Where to point the fan
This is the part people get wrong. Aim the airflow at your chest, neck and head, slightly from the front, because that is where your body dumps the most heat. A fan pointed only at your legs feels pleasant but does little to lower your core temperature. With a pedestal fan, get the head up to roughly chest height. With a floor fan, tilt it up. If you sweat heavily, a second fan on the back can help, but get one front fan right first.
One fan or two?
One powerful, well-aimed fan beats two small ones almost every time. The focused stream from a single high-velocity fan reaches you with force, whereas two desk fans spread thin air that dissipates. If you genuinely run very long, very hot sessions, a second fan from behind or the side can finish the job, but it is a refinement, not a starting point. Spend your money on one good fan before you think about a pair.

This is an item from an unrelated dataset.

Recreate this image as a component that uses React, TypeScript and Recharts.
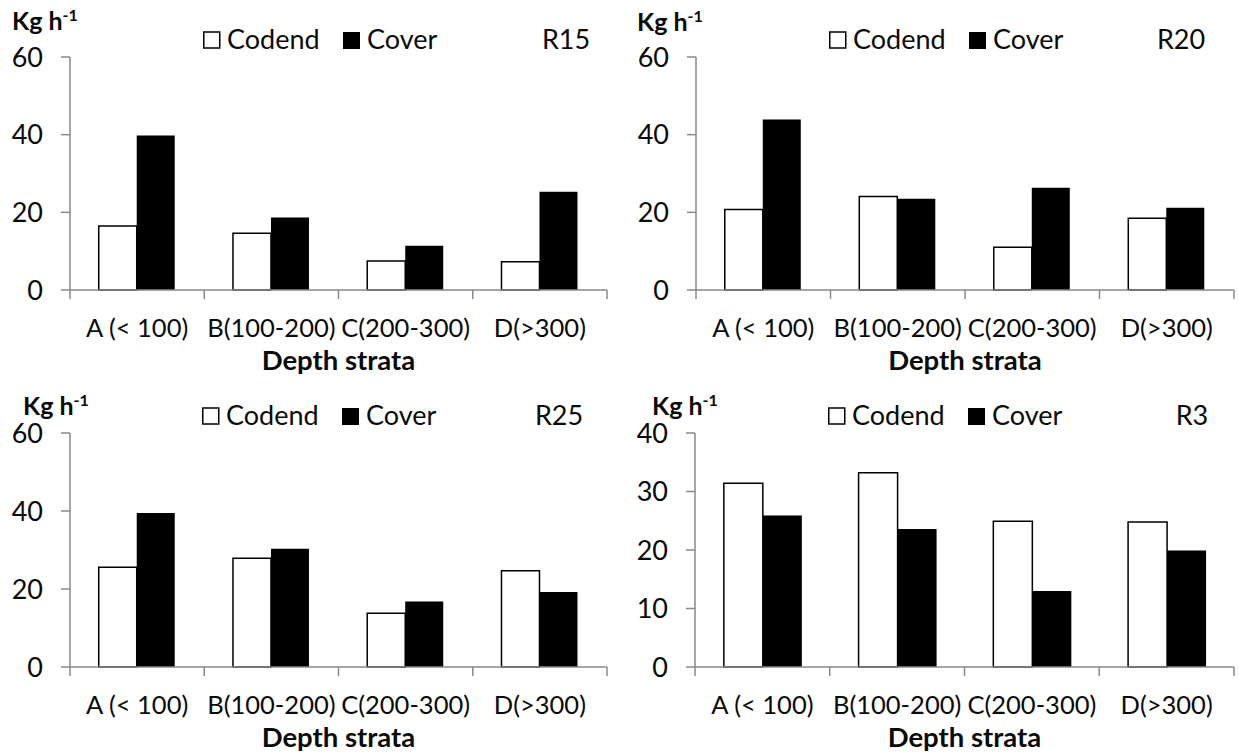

Don’t forget what sits under the bike
Cooling keeps you riding, but sweat is the silent killer of indoor kit. Heavy sweaters should pair a good fan with a sweat guard and protect the floor, and a decent mat catches the drips and deadens noise at the same time. See my best turbo trainer mats for noise deadening and, while you are kitting out the pain cave, the wider turbo trainer accessories hub covers tyres, risers and sweat guards too. To stop your frame rusting from the inside out, read preventing rust on your turbo trainer.
My verdict
Buy the Lasko or a similar high-velocity floor fan and you will not regret it: it is the best cooling per pound and it transforms hard sessions. Choose the Pro Breeze if you train somewhere noise sensitive or you need the height to aim the stream at your chest. Save the Wahoo KICKR Headwind for the moment you want effort-linked automation and you have caught it in a sale. Whatever you pick, a real fan will do more for your indoor performance than almost any other upgrade, including a more expensive trainer.